▶ [Set problem]:
Transcribe the material in full, exactly as written.

▶ [Records shown]:
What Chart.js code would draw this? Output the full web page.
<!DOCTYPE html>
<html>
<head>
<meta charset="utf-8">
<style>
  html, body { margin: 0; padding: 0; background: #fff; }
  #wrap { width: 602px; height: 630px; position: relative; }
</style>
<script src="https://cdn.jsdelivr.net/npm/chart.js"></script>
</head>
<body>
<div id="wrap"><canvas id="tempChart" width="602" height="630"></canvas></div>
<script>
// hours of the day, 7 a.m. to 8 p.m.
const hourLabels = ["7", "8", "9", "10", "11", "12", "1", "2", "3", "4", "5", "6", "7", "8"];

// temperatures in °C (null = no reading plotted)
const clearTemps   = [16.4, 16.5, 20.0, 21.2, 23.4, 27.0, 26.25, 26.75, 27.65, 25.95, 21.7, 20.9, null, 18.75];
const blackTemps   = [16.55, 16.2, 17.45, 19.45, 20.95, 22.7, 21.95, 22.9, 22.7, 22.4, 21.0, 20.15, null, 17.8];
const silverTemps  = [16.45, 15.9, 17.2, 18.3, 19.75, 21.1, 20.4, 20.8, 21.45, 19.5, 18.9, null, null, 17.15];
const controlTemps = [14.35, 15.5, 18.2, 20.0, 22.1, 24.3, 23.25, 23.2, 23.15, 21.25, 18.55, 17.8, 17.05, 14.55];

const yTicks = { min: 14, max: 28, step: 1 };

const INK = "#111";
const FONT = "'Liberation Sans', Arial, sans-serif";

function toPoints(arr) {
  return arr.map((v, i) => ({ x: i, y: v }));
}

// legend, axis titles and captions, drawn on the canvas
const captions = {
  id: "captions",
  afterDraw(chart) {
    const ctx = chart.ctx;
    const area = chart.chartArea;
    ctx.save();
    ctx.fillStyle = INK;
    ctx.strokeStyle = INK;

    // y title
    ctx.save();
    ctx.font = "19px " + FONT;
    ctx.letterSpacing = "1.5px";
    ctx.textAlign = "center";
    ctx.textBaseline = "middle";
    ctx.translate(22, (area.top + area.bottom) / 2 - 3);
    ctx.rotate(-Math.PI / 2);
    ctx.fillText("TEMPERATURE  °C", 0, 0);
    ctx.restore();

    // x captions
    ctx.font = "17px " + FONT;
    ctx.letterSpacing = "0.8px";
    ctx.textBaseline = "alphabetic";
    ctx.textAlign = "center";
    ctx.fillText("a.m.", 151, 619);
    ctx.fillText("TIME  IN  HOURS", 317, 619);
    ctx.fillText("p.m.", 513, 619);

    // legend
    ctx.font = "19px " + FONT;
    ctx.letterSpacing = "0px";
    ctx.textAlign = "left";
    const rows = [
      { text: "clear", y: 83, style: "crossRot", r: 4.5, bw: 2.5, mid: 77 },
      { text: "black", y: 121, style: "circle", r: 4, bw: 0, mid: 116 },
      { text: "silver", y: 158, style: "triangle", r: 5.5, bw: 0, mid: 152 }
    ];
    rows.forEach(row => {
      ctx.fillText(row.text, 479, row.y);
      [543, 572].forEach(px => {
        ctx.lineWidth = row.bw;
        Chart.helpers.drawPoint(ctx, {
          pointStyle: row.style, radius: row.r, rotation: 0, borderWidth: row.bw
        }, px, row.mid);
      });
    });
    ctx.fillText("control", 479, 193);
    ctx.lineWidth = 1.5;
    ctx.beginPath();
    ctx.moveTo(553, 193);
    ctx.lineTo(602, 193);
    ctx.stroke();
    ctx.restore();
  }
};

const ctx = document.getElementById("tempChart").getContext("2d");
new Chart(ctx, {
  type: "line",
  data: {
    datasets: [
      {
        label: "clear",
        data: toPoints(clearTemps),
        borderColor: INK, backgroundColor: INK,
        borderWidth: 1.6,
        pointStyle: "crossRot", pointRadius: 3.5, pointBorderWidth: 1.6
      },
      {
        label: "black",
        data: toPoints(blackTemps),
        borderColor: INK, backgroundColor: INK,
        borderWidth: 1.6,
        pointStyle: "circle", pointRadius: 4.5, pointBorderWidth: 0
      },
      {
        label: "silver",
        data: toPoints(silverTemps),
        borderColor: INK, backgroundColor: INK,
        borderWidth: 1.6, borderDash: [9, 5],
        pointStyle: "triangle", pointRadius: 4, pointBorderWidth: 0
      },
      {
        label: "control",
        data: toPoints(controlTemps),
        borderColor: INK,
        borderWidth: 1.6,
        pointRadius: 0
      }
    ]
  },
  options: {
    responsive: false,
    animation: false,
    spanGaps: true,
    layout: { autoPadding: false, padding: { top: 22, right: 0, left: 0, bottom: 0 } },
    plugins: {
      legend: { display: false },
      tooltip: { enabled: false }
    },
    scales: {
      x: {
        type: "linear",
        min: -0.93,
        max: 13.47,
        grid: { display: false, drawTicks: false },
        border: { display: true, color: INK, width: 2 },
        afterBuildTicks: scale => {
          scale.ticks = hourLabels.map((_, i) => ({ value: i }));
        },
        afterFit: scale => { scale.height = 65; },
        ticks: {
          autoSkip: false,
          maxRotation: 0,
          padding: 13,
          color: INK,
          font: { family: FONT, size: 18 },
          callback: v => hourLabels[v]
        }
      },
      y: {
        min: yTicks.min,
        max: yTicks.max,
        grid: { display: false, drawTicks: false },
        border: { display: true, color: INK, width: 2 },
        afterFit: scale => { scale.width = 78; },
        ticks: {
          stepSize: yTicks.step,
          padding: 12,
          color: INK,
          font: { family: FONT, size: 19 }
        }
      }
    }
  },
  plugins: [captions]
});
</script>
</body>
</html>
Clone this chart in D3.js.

▶ [Response to the task]:
What Chart.js code would draw this? Output the full web page.
<!DOCTYPE html>
<html>
<head>
<meta charset="utf-8">
<style>
  html, body { margin: 0; padding: 0; background: #fff; }
  #wrap { width: 602px; height: 630px; position: relative; }
</style>
<script src="https://cdn.jsdelivr.net/npm/chart.js"></script>
</head>
<body>
<div id="wrap"><canvas id="tempChart" width="602" height="630"></canvas></div>
<script>
// hours of the day, 7 a.m. to 8 p.m.
const hourLabels = ["7", "8", "9", "10", "11", "12", "1", "2", "3", "4", "5", "6", "7", "8"];

// temperatures in °C (null = no reading plotted)
const clearTemps   = [16.4, 16.5, 20.0, 21.2, 23.4, 27.0, 26.25, 26.75, 27.65, 25.95, 21.7, 20.9, null, 18.75];
const blackTemps   = [16.55, 16.2, 17.45, 19.45, 20.95, 22.7, 21.95, 22.9, 22.7, 22.4, 21.0, 20.15, null, 17.8];
const silverTemps  = [16.45, 15.9, 17.2, 18.3, 19.75, 21.1, 20.4, 20.8, 21.45, 19.5, 18.9, null, null, 17.15];
const controlTemps = [14.35, 15.5, 18.2, 20.0, 22.1, 24.3, 23.25, 23.2, 23.15, 21.25, 18.55, 17.8, 17.05, 14.55];

const yTicks = { min: 14, max: 28, step: 1 };

const INK = "#111";
const FONT = "'Liberation Sans', Arial, sans-serif";

function toPoints(arr) {
  return arr.map((v, i) => ({ x: i, y: v }));
}

// legend, axis titles and captions, drawn on the canvas
const captions = {
  id: "captions",
  afterDraw(chart) {
    const ctx = chart.ctx;
    const area = chart.chartArea;
    ctx.save();
    ctx.fillStyle = INK;
    ctx.strokeStyle = INK;

    // y title
    ctx.save();
    ctx.font = "19px " + FONT;
    ctx.letterSpacing = "1.5px";
    ctx.textAlign = "center";
    ctx.textBaseline = "middle";
    ctx.translate(22, (area.top + area.bottom) / 2 - 3);
    ctx.rotate(-Math.PI / 2);
    ctx.fillText("TEMPERATURE  °C", 0, 0);
    ctx.restore();

    // x captions
    ctx.font = "17px " + FONT;
    ctx.letterSpacing = "0.8px";
    ctx.textBaseline = "alphabetic";
    ctx.textAlign = "center";
    ctx.fillText("a.m.", 151, 619);
    ctx.fillText("TIME  IN  HOURS", 317, 619);
    ctx.fillText("p.m.", 513, 619);

    // legend
    ctx.font = "19px " + FONT;
    ctx.letterSpacing = "0px";
    ctx.textAlign = "left";
    const rows = [
      { text: "clear", y: 83, style: "crossRot", r: 4.5, bw: 2.5, mid: 77 },
      { text: "black", y: 121, style: "circle", r: 4, bw: 0, mid: 116 },
      { text: "silver", y: 158, style: "triangle", r: 5.5, bw: 0, mid: 152 }
    ];
    rows.forEach(row => {
      ctx.fillText(row.text, 479, row.y);
      [543, 572].forEach(px => {
        ctx.lineWidth = row.bw;
        Chart.helpers.drawPoint(ctx, {
          pointStyle: row.style, radius: row.r, rotation: 0, borderWidth: row.bw
        }, px, row.mid);
      });
    });
    ctx.fillText("control", 479, 193);
    ctx.lineWidth = 1.5;
    ctx.beginPath();
    ctx.moveTo(553, 193);
    ctx.lineTo(602, 193);
    ctx.stroke();
    ctx.restore();
  }
};

const ctx = document.getElementById("tempChart").getContext("2d");
new Chart(ctx, {
  type: "line",
  data: {
    datasets: [
      {
        label: "clear",
        data: toPoints(clearTemps),
        borderColor: INK, backgroundColor: INK,
        borderWidth: 1.6,
        pointStyle: "crossRot", pointRadius: 3.5, pointBorderWidth: 1.6
      },
      {
        label: "black",
        data: toPoints(blackTemps),
        borderColor: INK, backgroundColor: INK,
        borderWidth: 1.6,
        pointStyle: "circle", pointRadius: 4.5, pointBorderWidth: 0
      },
      {
        label: "silver",
        data: toPoints(silverTemps),
        borderColor: INK, backgroundColor: INK,
        borderWidth: 1.6, borderDash: [9, 5],
        pointStyle: "triangle", pointRadius: 4, pointBorderWidth: 0
      },
      {
        label: "control",
        data: toPoints(controlTemps),
        borderColor: INK,
        borderWidth: 1.6,
        pointRadius: 0
      }
    ]
  },
  options: {
    responsive: false,
    animation: false,
    spanGaps: true,
    layout: { autoPadding: false, padding: { top: 22, right: 0, left: 0, bottom: 0 } },
    plugins: {
      legend: { display: false },
      tooltip: { enabled: false }
    },
    scales: {
      x: {
        type: "linear",
        min: -0.93,
        max: 13.47,
        grid: { display: false, drawTicks: false },
        border: { display: true, color: INK, width: 2 },
        afterBuildTicks: scale => {
          scale.ticks = hourLabels.map((_, i) => ({ value: i }));
        },
        afterFit: scale => { scale.height = 65; },
        ticks: {
          autoSkip: false,
          maxRotation: 0,
          padding: 13,
          color: INK,
          font: { family: FONT, size: 18 },
          callback: v => hourLabels[v]
        }
      },
      y: {
        min: yTicks.min,
        max: yTicks.max,
        grid: { display: false, drawTicks: false },
        border: { display: true, color: INK, width: 2 },
        afterFit: scale => { scale.width = 78; },
        ticks: {
          stepSize: yTicks.step,
          padding: 12,
          color: INK,
          font: { family: FONT, size: 19 }
        }
      }
    }
  },
  plugins: [captions]
});
</script>
</body>
</html>
Clone this chart in D3.js.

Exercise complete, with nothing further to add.